The exercise =
Leaving out all pictures, copy exactly the lines from the one containing "Generate a Python" down to the one containing "from bokeh.core.properties import value", both of them included.
· · · · · · ·
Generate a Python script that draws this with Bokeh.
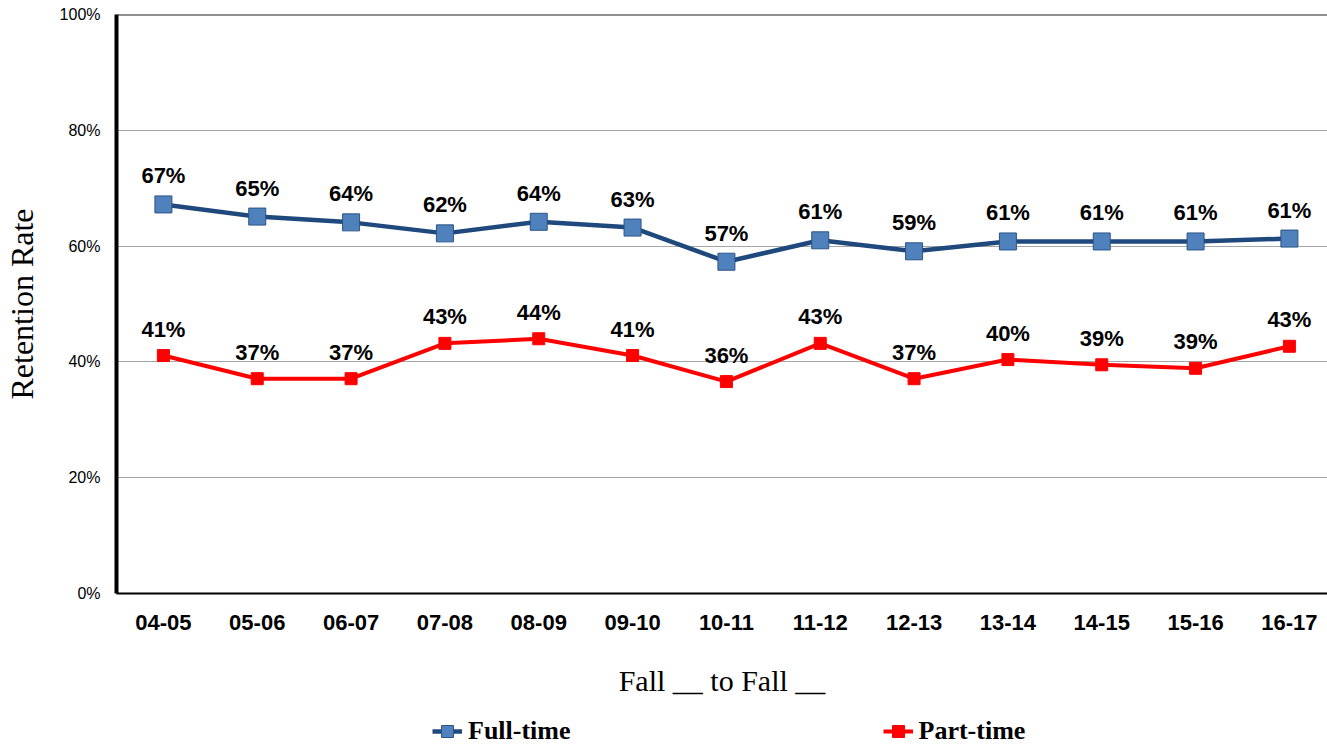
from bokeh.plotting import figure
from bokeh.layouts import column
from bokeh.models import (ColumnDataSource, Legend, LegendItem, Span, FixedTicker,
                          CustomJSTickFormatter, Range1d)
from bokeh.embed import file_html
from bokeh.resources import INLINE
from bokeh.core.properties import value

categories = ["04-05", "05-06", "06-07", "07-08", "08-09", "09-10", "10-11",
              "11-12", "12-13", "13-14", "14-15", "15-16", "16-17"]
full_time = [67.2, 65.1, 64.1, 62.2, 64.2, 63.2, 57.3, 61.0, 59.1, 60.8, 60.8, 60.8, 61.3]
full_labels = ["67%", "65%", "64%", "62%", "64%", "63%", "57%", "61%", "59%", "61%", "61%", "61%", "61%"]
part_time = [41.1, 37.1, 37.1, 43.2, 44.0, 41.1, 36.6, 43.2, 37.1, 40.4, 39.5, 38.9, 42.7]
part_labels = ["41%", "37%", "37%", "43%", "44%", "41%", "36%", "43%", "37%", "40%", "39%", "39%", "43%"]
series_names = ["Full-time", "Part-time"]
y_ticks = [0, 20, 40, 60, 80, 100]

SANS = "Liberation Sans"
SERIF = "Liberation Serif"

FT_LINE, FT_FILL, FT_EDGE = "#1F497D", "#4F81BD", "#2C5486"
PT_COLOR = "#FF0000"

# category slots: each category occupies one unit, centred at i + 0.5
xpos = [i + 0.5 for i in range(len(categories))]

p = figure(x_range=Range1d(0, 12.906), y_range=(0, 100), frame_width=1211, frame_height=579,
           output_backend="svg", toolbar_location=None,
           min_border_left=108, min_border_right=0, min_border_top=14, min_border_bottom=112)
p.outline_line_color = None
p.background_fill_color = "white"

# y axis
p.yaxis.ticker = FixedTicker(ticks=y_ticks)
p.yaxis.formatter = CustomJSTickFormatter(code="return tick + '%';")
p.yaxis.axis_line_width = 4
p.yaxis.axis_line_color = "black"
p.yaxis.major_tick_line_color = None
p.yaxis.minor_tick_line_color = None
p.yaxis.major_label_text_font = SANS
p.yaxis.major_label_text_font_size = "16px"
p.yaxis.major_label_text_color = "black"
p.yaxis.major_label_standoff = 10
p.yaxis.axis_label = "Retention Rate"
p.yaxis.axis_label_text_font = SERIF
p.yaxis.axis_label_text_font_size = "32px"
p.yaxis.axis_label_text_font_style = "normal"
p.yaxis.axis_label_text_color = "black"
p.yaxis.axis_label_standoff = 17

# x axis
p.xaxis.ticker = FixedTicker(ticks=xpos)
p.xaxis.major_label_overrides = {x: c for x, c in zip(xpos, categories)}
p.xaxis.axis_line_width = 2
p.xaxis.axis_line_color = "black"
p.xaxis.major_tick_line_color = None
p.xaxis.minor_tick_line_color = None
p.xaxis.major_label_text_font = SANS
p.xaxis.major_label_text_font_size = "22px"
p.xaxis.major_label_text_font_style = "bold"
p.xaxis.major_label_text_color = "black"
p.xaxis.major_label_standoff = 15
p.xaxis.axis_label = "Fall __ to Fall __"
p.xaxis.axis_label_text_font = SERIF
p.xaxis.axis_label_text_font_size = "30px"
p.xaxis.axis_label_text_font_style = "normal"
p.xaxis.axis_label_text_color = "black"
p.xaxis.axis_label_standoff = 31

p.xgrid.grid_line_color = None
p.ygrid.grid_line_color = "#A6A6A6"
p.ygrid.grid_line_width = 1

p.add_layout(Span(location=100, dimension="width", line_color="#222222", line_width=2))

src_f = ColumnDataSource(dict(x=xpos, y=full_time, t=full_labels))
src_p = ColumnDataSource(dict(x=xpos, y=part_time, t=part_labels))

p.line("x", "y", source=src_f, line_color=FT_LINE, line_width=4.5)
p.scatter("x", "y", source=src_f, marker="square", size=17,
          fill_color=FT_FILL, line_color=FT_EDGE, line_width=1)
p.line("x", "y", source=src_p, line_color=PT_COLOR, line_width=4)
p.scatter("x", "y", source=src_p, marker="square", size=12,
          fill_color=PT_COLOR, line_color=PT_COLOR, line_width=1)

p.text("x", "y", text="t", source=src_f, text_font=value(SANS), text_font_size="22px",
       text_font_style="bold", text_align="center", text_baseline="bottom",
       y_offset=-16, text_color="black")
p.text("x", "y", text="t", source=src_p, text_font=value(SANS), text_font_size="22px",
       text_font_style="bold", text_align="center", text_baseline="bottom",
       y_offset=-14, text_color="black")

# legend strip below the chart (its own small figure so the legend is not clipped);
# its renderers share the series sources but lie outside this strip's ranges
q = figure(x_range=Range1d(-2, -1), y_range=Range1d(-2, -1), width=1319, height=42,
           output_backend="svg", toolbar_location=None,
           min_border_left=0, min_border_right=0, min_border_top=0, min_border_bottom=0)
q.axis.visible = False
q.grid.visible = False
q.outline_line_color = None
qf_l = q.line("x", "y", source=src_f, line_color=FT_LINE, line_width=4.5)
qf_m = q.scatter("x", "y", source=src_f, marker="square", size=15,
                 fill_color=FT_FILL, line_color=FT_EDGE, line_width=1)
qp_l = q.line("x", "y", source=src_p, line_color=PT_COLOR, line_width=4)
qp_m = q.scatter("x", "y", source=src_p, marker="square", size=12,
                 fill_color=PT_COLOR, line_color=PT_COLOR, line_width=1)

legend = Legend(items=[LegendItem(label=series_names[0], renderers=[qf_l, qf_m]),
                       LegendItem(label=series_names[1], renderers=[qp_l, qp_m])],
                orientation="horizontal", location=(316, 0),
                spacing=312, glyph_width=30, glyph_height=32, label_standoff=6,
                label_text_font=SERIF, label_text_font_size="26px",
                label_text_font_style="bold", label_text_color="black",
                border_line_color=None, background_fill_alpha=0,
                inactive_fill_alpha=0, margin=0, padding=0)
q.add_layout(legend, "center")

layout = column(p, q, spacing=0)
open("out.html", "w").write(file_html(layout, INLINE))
· · · · · · ·
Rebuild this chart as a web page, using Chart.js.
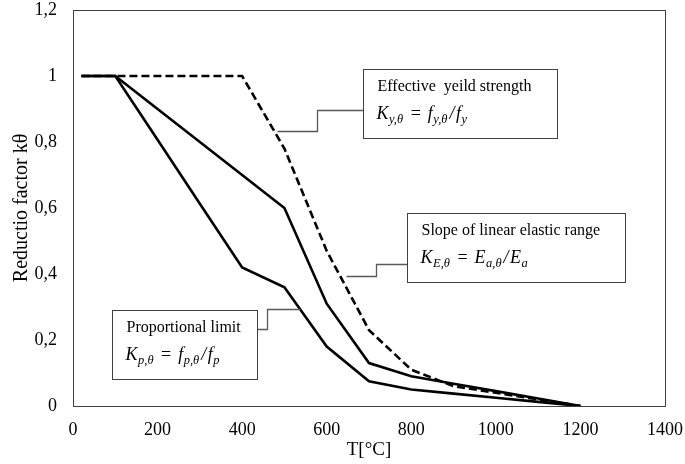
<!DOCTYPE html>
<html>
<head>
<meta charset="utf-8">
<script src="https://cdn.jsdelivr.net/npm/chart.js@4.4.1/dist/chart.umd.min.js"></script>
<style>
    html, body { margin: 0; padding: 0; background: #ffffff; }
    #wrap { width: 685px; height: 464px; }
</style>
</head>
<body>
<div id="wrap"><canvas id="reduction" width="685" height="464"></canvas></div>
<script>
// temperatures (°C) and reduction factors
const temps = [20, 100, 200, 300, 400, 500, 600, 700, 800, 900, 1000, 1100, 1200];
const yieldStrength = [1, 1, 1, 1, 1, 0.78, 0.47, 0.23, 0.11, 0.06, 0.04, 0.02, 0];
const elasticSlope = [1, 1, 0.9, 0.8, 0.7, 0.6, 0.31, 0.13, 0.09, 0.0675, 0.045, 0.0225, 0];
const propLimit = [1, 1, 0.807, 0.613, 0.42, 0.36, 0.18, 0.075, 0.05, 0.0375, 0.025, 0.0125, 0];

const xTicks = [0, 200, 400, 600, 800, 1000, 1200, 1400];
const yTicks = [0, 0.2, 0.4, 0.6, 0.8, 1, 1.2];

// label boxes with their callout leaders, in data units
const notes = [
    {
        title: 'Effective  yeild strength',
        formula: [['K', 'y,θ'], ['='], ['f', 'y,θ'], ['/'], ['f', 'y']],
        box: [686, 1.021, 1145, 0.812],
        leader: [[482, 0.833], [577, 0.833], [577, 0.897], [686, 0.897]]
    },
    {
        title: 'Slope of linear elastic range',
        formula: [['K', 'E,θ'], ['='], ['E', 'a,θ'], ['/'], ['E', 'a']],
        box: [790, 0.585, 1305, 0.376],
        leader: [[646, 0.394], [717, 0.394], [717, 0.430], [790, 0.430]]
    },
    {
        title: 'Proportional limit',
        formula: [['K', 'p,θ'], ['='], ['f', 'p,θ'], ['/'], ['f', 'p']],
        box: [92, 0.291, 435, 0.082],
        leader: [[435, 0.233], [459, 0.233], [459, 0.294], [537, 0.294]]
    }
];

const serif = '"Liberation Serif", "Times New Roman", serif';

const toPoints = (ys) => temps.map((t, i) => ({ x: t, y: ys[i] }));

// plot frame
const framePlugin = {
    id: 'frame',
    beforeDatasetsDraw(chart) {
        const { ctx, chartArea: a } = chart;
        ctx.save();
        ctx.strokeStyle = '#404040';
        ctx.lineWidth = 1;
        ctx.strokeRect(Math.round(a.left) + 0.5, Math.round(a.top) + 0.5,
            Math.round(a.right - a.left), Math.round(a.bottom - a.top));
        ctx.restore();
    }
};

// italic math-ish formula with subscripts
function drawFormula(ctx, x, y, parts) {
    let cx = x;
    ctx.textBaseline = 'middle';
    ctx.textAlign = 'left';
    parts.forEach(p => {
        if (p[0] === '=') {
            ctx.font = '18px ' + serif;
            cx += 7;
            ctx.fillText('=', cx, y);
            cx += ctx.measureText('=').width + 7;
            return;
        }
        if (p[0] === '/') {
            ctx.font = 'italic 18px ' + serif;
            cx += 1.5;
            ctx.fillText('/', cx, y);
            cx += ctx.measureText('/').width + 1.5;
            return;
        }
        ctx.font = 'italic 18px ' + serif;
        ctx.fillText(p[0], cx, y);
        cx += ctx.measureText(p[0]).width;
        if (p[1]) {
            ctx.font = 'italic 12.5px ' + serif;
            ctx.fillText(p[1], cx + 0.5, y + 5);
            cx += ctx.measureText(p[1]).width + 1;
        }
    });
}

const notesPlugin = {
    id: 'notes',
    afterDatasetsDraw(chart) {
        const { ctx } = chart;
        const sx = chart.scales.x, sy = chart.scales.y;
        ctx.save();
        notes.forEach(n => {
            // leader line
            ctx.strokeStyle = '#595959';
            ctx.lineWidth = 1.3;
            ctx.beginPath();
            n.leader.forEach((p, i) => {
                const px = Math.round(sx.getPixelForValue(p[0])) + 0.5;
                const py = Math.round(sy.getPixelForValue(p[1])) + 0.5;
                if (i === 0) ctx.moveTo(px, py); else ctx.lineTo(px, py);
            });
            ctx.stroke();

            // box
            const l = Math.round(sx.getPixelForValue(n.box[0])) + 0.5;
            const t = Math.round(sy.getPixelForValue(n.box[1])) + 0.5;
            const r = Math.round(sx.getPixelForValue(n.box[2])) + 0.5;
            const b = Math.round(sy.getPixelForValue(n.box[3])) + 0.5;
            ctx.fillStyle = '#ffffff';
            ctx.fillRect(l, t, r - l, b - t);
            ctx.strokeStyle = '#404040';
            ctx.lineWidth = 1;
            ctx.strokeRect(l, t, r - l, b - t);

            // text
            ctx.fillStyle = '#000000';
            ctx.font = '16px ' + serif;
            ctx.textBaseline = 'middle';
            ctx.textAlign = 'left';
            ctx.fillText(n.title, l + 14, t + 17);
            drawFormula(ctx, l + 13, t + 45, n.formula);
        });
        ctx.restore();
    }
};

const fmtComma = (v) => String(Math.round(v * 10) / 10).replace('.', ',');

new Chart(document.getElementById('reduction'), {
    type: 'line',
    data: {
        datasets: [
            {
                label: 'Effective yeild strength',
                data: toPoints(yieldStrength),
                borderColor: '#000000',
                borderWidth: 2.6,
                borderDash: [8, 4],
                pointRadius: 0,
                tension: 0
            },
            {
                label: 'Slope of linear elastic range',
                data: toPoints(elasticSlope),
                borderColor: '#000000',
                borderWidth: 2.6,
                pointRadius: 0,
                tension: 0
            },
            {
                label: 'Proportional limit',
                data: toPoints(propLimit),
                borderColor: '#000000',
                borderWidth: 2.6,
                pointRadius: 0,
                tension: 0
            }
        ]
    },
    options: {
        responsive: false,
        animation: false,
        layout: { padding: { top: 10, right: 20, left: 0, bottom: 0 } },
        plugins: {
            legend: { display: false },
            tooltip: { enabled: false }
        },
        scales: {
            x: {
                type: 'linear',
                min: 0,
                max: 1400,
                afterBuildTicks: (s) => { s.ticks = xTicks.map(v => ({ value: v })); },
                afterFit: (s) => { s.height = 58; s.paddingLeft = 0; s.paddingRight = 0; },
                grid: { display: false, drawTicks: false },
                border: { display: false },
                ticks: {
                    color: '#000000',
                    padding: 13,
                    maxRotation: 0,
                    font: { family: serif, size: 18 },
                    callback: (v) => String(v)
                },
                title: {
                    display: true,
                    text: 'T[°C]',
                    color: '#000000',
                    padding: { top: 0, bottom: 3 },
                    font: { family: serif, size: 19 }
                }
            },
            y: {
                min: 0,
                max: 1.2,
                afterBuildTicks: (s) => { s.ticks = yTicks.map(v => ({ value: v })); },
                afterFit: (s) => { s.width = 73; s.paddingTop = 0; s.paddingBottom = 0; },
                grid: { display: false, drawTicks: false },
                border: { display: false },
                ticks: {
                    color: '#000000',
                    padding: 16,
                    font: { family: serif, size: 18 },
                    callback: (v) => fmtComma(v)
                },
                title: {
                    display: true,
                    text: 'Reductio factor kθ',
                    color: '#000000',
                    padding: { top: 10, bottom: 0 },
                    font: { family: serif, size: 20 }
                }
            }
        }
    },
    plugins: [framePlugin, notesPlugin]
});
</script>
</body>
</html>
· · · · · · ·
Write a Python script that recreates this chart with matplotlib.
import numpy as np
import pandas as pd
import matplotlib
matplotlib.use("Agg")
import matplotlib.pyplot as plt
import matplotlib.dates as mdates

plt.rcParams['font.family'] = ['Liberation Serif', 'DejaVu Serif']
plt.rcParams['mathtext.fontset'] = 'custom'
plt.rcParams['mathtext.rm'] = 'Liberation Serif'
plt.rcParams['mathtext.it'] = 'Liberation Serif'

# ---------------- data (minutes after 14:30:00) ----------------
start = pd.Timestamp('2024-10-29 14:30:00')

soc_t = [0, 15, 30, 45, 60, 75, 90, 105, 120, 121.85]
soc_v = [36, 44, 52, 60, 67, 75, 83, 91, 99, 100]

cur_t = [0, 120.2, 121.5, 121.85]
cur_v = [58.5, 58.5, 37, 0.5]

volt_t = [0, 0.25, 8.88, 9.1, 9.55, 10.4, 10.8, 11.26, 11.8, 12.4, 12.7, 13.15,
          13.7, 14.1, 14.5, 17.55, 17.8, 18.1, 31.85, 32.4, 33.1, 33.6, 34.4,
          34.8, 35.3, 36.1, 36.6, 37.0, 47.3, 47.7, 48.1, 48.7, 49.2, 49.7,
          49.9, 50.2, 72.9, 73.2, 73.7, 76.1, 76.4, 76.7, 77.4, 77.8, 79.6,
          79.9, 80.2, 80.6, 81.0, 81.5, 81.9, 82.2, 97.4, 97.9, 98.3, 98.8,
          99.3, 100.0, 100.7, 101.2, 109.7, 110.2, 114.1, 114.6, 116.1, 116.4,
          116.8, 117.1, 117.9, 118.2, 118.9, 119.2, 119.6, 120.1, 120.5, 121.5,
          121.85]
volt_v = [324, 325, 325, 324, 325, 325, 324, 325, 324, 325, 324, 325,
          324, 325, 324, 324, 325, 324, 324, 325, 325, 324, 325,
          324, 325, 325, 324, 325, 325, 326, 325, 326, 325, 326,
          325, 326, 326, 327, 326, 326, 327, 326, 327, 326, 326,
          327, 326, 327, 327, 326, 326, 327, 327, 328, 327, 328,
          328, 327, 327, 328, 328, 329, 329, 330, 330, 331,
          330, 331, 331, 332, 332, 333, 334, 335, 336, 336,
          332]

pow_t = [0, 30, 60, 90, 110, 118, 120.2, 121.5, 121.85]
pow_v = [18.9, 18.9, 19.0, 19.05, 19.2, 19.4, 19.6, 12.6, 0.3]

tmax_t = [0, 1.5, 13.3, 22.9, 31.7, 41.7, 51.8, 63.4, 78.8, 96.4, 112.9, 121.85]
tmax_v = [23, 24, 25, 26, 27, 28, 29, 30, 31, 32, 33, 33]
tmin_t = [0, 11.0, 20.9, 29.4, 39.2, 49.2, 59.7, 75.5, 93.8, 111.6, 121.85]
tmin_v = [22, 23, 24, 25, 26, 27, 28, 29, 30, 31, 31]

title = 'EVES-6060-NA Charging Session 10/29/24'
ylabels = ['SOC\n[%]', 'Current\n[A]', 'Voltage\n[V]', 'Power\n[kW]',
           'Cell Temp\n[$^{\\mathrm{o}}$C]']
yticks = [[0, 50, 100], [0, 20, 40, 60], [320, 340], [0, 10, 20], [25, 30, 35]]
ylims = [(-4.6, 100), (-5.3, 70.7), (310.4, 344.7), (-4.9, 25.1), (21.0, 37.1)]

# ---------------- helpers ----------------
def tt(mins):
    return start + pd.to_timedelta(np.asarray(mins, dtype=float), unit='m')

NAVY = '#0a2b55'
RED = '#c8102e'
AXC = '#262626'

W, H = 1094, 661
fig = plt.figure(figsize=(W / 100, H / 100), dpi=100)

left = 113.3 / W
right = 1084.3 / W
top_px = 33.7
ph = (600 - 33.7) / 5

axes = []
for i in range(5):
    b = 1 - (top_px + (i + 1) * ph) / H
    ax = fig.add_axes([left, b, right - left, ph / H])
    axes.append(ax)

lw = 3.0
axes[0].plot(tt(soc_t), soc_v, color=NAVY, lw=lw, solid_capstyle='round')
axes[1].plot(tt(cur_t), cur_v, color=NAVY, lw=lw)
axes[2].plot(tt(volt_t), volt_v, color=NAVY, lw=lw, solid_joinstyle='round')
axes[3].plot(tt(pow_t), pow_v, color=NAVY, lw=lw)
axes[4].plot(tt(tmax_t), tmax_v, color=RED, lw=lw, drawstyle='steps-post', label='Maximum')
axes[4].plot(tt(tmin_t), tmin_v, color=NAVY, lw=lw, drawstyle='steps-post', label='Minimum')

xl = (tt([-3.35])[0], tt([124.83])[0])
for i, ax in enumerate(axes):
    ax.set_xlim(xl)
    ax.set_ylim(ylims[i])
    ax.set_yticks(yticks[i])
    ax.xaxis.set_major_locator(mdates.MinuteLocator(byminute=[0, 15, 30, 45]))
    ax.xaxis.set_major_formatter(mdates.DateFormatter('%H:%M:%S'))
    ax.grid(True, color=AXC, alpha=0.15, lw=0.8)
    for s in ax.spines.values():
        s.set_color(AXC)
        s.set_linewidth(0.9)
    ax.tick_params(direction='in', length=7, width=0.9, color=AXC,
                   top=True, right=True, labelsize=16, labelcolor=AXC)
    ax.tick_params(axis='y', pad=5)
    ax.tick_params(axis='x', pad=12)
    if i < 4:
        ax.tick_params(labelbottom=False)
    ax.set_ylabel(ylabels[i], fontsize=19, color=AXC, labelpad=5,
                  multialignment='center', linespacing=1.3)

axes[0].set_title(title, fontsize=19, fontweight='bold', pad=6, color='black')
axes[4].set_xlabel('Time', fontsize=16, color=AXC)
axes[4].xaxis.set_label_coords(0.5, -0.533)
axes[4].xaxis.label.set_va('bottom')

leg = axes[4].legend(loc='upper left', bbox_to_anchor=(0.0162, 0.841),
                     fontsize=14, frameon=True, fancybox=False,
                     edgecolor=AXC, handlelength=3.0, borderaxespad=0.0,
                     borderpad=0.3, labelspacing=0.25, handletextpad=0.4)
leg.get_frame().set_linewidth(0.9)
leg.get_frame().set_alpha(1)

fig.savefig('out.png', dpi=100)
· · · · · · ·
Response for this exercise =
Generate a Python script that draws this with Bokeh.
from bokeh.plotting import figure
from bokeh.layouts import column
from bokeh.models import (ColumnDataSource, Legend, LegendItem, Span, FixedTicker,
                          CustomJSTickFormatter, Range1d)
from bokeh.embed import file_html
from bokeh.resources import INLINE
from bokeh.core.properties import value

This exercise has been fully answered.